«Everything is bullshit in rock'n'roll!» a hurlé Iggy Pop. Justement, les festivaliers étaient venus passer la journée d'hier au parc Jean-Drapeau pour leur dose dominicale de rock'n'roll. Le groupe The Stooges a donné le meilleur concert de la première journée d'Osheaga, n'en déplaise à The Killers, qui a eu l'ingrate tâche de suivre les légendes de Detroit.

Rendons aux Killers ce qui leur revient: ils ont aussi donné une performance énergique et déballé leurs compositions accrocheuses avec l'aplomb et ce sens du spectacle qui font leur renommée. Mais voilà, les Stooges étaient passés par là avant eux...

Avec des classiques à la chaîne: Not Right en ouverture. Suivie de la sombre 1969, qui ouvre la face A du premier album du groupe. Puis, comme une claque, I Wanna Be Your Dog, et la foule qui prend tout ça en pleine poire, et Iggy Pop à quatre pattes sur scène en train de faire le chien enragé. Puis T.V.Eye qui déboule, et Real Cool Time...

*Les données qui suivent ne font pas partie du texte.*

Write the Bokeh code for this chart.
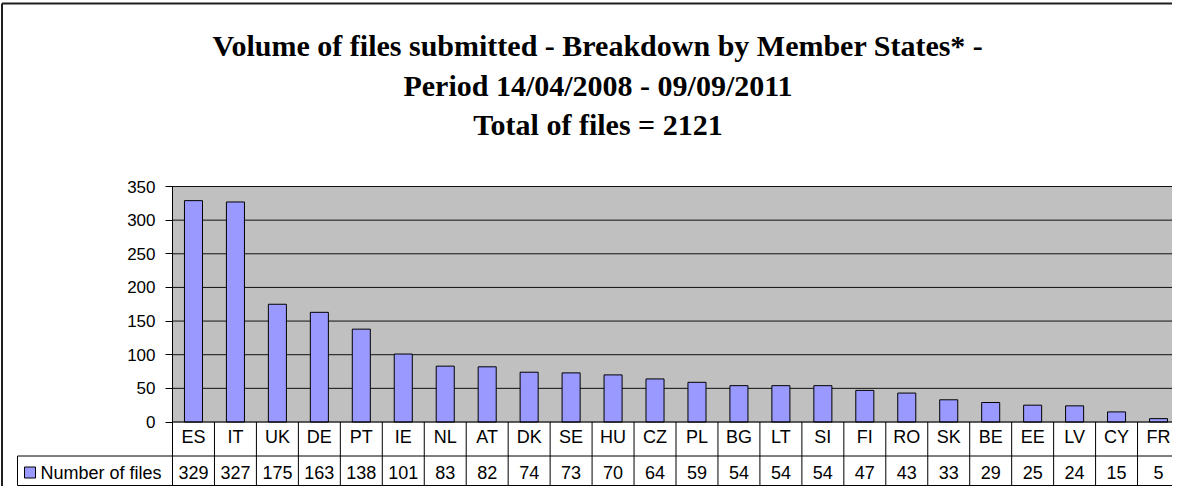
from bokeh.plotting import figure
from bokeh.models import ColumnDataSource, Range1d, FixedTicker, LinearAxis
from bokeh.embed import file_html
from bokeh.resources import INLINE
from bokeh.core.properties import value

# ---------------- data ----------------
title_lines = [
    "Volume of files submitted - Breakdown by Member States* -",
    "Period 14/04/2008 - 09/09/2011",
    "Total of files = 2121",
]
countries = ["ES", "IT", "UK", "DE", "PT", "IE", "NL", "AT", "DK", "SE", "HU", "CZ",
             "PL", "BG", "LT", "SI", "FI", "RO", "SK", "BE", "EE", "LV", "CY", "FR"]
files = [329, 327, 175, 163, 138, 101, 83, 82, 74, 73, 70, 64,
         59, 54, 54, 54, 47, 43, 33, 29, 25, 24, 15, 5]
series_name = "Number of files"
y_ticks = [0, 50, 100, 150, 200, 250, 300, 350]

# ---------------- layout (pixels, figure coordinates) ----------------
W, H = 1172, 486
CAT_L, CAT_R = 172, 1179             # category zone (plot area) in px
PLOT_T, ZERO_Y = 186, 421.5          # px of top tick and of 0
ROW1_B, ROW2_B = 455.5, 485          # table row bottoms
LEG_L = 17                           # legend cell left edge
BORDER_X, BORDER_Y = 1.5, 3          # outer chart border
TITLE_X = 597.5
TITLE_BASE = [45, 85, 124]
CAT_TXT_Y, VAL_TXT_Y = 436.5, 472

n = len(countries)
ymax = y_ticks[-1]
cw = (CAT_R - CAT_L) / n
sy = (ZERO_Y - PLOT_T) / ymax

def px_x(px):
    return (px - CAT_L) / cw

def px_y(px):
    return (ZERO_Y - px) / sy

p = figure(width=W, height=H, output_backend="svg", toolbar_location=None,
           x_range=Range1d(px_x(0), px_x(W)), y_range=Range1d(px_y(H), px_y(0)),
           x_axis_location=None, y_axis_location=None,
           min_border_left=0, min_border_right=0, min_border_top=0, min_border_bottom=0)
p.border_fill_color = "white"
p.background_fill_color = "white"
p.outline_line_color = None
p.xgrid.visible = False
p.ygrid.visible = False

# outer chart border (left and top edges visible)
p.segment(x0=[px_x(BORDER_X), px_x(BORDER_X)], x1=[px_x(BORDER_X), px_x(W)],
          y0=[px_y(H), px_y(BORDER_Y)], y1=[px_y(BORDER_Y), px_y(BORDER_Y)],
          line_color="#1e1e1e", line_width=2)

# title
p.text(x=[px_x(TITLE_X)] * 3, y=[px_y(b) for b in TITLE_BASE], text=title_lines,
       text_align="center", text_baseline="alphabetic",
       text_font=value("Liberation Serif"), text_font_size="30px",
       text_font_style="bold", text_color="black")

idx = [i + 0.5 for i in range(n)]
src = ColumnDataSource(dict(x=idx, top=files, cat=countries,
                            val=[str(v) for v in files]))

# plot area background & gridlines
p.quad(left=[0], right=[n], bottom=[0], top=[ymax], fill_color="#C0C0C0",
       line_color="#808080", line_width=1)
p.segment(x0=[0] * (len(y_ticks) - 1), x1=[n] * (len(y_ticks) - 1),
          y0=y_ticks[1:], y1=y_ticks[1:], line_color="#111111", line_width=1)

# bars
p.vbar(x="x", top="top", bottom=0, width=0.43, source=src,
       fill_color="#9999FF", line_color="black", line_width=1)

# y axis at the plot-area left edge
yax = LinearAxis(fixed_location=0, ticker=FixedTicker(ticks=y_ticks))
yax.axis_line_color = None
yax.major_tick_line_color = "black"
yax.major_tick_in = 0
yax.major_tick_out = 7
yax.minor_tick_line_color = None
yax.major_label_standoff = 10
yax.major_label_text_font = "Liberation Sans"
yax.major_label_text_font_size = "17px"
yax.major_label_text_color = "black"
p.add_layout(yax, "left")

row1, row2 = px_y(ROW1_B), px_y(ROW2_B)
leg_x = px_x(LEG_L)

# plot-area left edge (continues through the data table)
p.segment(x0=[0], x1=[0], y0=[row2], y1=[ymax], line_color="black", line_width=1)
# data table lines
p.segment(x0=[0], x1=[n], y0=[0], y1=[0], line_color="black", line_width=1)
p.segment(x0=[leg_x, leg_x], x1=[n, n], y0=[row1, row2], y1=[row1, row2],
          line_color="black", line_width=1)
bx = list(range(1, n + 1))
p.segment(x0=bx, x1=bx, y0=[row2] * n, y1=[0] * n, line_color="black", line_width=1)
p.segment(x0=[leg_x], x1=[leg_x], y0=[row2], y1=[row1], line_color="black", line_width=1)

p.text(x="x", y=px_y(CAT_TXT_Y), text="cat", source=src, text_align="center",
       text_baseline="middle", text_font=value("Liberation Sans"),
       text_font_size="18px", text_color="black")
p.text(x="x", y=px_y(VAL_TXT_Y), text="val", source=src, text_align="center",
       text_baseline="middle", text_font=value("Liberation Sans"),
       text_font_size="18px", text_color="black")

# legend key inside the table
p.scatter(x=[px_x(LEG_L + 12.5)], y=[px_y(VAL_TXT_Y)], marker="square", size=11,
          fill_color="#9999FF", line_color="black", line_width=1)
p.text(x=[px_x(LEG_L + 23)], y=[px_y(VAL_TXT_Y)], text=[series_name],
       text_align="left", text_baseline="middle", text_font=value("Liberation Sans"),
       text_font_size="18px", text_color="black")

open("out.html", "w").write(file_html(p, INLINE))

The Stooges, version 2008, irradiait, donnant un peu à voir à ces fans trop jeunes pour les avoir connus durant leurs heures de gloire. La section rythmique, constituée de Scott Asheton (batterie) et Mike Watt (basse), couchait de brutales fondations pour Ron Asheton (guitare) et, surtout, Iggy Pop, torse nu comme toujours, maigre comme un poulet déplumé, totalement possédé. Pas croyable, on dirait que le temps s'est arrêté pour ce fou chantant.

Rendu à No Fun, il a sommé le public de monter sur scène pour délirer en sa compagnie, se gardant d'autres bombes telles que Fun House et Search and Destroy pour la seconde moitié de cette mémorable performance, qui s'est déroulée sous un ciel clément.

En après-midi, cependant, rien à faire: pas même le plus important rassemblement d'artistes internationaux depuis la fin du Festival international de jazz de Montréal n'allait calmer le baromètre. Au lieu de la poussière qui lève sous nos pas par les belles journées ensoleillées, de grandes flaques de boue. Chez les spectatrices, la botte de caoutchouc était décidément l'accessoire mode le plus populaire.

Les Montréalais chéris Plants&Animals, fort occupés sous le petit chapiteau de la scène des Arbres (et observés de loin par une marmotte!), et N.E.R.D, le collectif mené par Chad Hugo et Pharrell Williams, ont goûté au ciel plombé et à sa mouillasse. Aussi bruyant que lors de sa dernière visite (en première partie de Kanye West au printemps dernier), N.E.R.D. a resservi son rock-funk agité façon Rage Against the Machine sur la grande scène, devant un public dégourdi mais clairsemé.

C'est qu'il n'y avait pas foule en ce dimanche après-midi. En soirée, les organisateurs avaient compté 13 000 entrées - à titre de comparaison, pour le concert de Radiohead, mercredi, le Groupe Gillett a déjà vendu 30 000 billets

Tant pis pour les absents, car vers 16 h 30, Spiritualized a donné une performance renversante. Jason «Spaceman» Pierce a rameuté un guitariste, un bassiste, un claviériste et deux soul sisters aux choeurs, histoire d'injecter une dose de gospel à ses chansons rock intenses.

Le concert a démarré comme il s'est terminé: dans un chaos de guitares électriques particulièrement tendues. Doux sur disque, Spiritualized montre les crocs et pousse à fond les amplis sur scène, entrecoupant les nappes de distorsion par quelques refrains folk bienvenus. Avant de quitter la scène, Spaceman a fait voler sa tête d'ampli pour ensuite percer du manche de sa guitare le gros Marshall qui trônait derrière lui.

Mais la palme du spectacle le plus disjoncté revient néanmoins au quatuor Duchess Says, qui, manifestement, n'a pas volé son prix Miroir pour la meilleure performance d'un jeune artiste. Après quelques explosives chansons seulement, la chanteuse Annie-Claude est rapidement descendue de la scène MEG pour aller se rouler dans la boue, juste aux pieds des spectateurs, avant de remonter sur scène pour donner des coups de poing à son keytar!